Dragon is by far the best choice but the bad news is it is very good for the local side but not for anything over the telephone. Speech recognition uses voice models as part of determining what was said. The voice model is trained using audio samples that are similar to the end use environment and spoken by people with the same general speech characteristics (this is why speech recognition setup for a US English speaker will not perform well with say an Italian English speaker). In the case of Dragon that training audio is recorded using microphones at 16KHz sampling rates. Telephone speech recognition needs a different voice model at 8KHz and recorded using telephones (telephones adopted this 8KHz to save bandwidth). A voice model trained with microphone audio will not do as well at recognizing audio from another source. I am not even sure if Dragon has a telephone voice model.
So Dragon is your best hope but like a previous poster said, you will probably have to dictate the response from the telephone end of the conversation.
One other thing, Dragon is a dictation system, it uses a Language Model (millions of pieces of text that are processed to produce a statistical representation of what order is likely for a series of words). Conversational speech is not the same as dictating a document. You may initially have some accuracy problems but a little training of Dragon will overcome that issue.
In the test I did, I was trying to transcribe a Canadian radio host interviewing Kate Bush who was on the phone. Did OK with him, but was a holy mess with Kate.

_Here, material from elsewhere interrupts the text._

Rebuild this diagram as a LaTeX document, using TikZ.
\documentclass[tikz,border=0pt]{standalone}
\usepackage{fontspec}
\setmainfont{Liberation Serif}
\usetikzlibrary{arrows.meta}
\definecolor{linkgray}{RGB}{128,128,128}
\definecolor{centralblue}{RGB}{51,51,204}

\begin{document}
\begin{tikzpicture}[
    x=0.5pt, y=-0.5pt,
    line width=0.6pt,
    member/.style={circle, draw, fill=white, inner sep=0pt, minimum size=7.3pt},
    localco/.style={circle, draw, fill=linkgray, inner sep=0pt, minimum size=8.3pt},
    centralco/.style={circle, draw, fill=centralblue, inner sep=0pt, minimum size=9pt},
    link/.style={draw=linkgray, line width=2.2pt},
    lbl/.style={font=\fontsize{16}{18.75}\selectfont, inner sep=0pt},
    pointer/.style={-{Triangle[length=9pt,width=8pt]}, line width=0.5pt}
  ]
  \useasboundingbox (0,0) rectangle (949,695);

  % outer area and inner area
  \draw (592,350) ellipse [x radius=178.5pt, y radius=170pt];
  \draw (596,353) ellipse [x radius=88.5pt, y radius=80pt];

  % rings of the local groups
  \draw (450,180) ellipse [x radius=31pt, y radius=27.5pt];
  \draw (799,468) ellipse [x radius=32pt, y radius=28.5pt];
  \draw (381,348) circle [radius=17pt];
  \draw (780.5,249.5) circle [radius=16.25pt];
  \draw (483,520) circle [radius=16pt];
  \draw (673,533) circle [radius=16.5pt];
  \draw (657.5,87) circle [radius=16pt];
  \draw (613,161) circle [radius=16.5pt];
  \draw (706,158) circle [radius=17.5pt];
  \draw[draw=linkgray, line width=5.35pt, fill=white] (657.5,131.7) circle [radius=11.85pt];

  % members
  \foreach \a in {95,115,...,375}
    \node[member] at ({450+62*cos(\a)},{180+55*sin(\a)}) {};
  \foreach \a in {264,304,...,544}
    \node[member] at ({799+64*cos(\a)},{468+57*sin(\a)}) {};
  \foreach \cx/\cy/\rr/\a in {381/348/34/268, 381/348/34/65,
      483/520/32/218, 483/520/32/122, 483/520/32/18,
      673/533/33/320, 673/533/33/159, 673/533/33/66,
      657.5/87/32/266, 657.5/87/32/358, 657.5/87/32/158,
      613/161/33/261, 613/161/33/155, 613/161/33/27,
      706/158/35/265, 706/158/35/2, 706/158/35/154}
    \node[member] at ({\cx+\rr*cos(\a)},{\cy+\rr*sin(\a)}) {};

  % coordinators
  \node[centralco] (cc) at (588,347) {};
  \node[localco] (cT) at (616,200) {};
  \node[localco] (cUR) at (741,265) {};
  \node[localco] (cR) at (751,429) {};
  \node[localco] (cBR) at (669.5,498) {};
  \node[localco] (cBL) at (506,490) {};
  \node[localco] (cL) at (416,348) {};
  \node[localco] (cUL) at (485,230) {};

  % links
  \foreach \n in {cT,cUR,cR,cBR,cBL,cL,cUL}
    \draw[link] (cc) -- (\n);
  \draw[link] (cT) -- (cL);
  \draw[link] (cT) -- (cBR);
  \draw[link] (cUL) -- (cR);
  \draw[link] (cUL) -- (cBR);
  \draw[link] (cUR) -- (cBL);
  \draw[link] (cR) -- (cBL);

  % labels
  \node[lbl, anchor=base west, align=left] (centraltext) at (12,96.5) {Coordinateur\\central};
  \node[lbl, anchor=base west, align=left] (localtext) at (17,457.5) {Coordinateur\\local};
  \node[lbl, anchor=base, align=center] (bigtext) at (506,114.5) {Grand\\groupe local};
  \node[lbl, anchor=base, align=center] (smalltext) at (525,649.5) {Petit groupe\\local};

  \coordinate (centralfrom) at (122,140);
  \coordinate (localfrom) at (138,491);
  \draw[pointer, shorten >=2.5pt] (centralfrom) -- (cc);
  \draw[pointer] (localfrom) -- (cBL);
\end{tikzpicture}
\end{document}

I wish there was a text recognition program that would pay attention to my parroting and train to recognize what I parroted, allowing it to learn a new voice or recording medium based on the user supplying the plaintext.
If Dragon is the best, lord help us all. I found it to be useless after six months of trying to get it to recognize and type anything even close. And I had the 11.0 Professional edition and it was barely better than the one that comes with Windows
Seriously? Because I use it all the time, especially when transcribing interviews. I correct it and it learns how I pronounce a particular word and doesn’t make that mistake again.
Do you have a particularly thick accent, or are you using it in a very noisy environment?
I have to bump this, if only to see if anyone else has had a positive experience like mine, or a negative one like BeaMyra. Because I have been transcribing interviews recently, and it does an amazing job. All I can figure is that the people who write this software speak as I do, like an archetypical “computer geek”.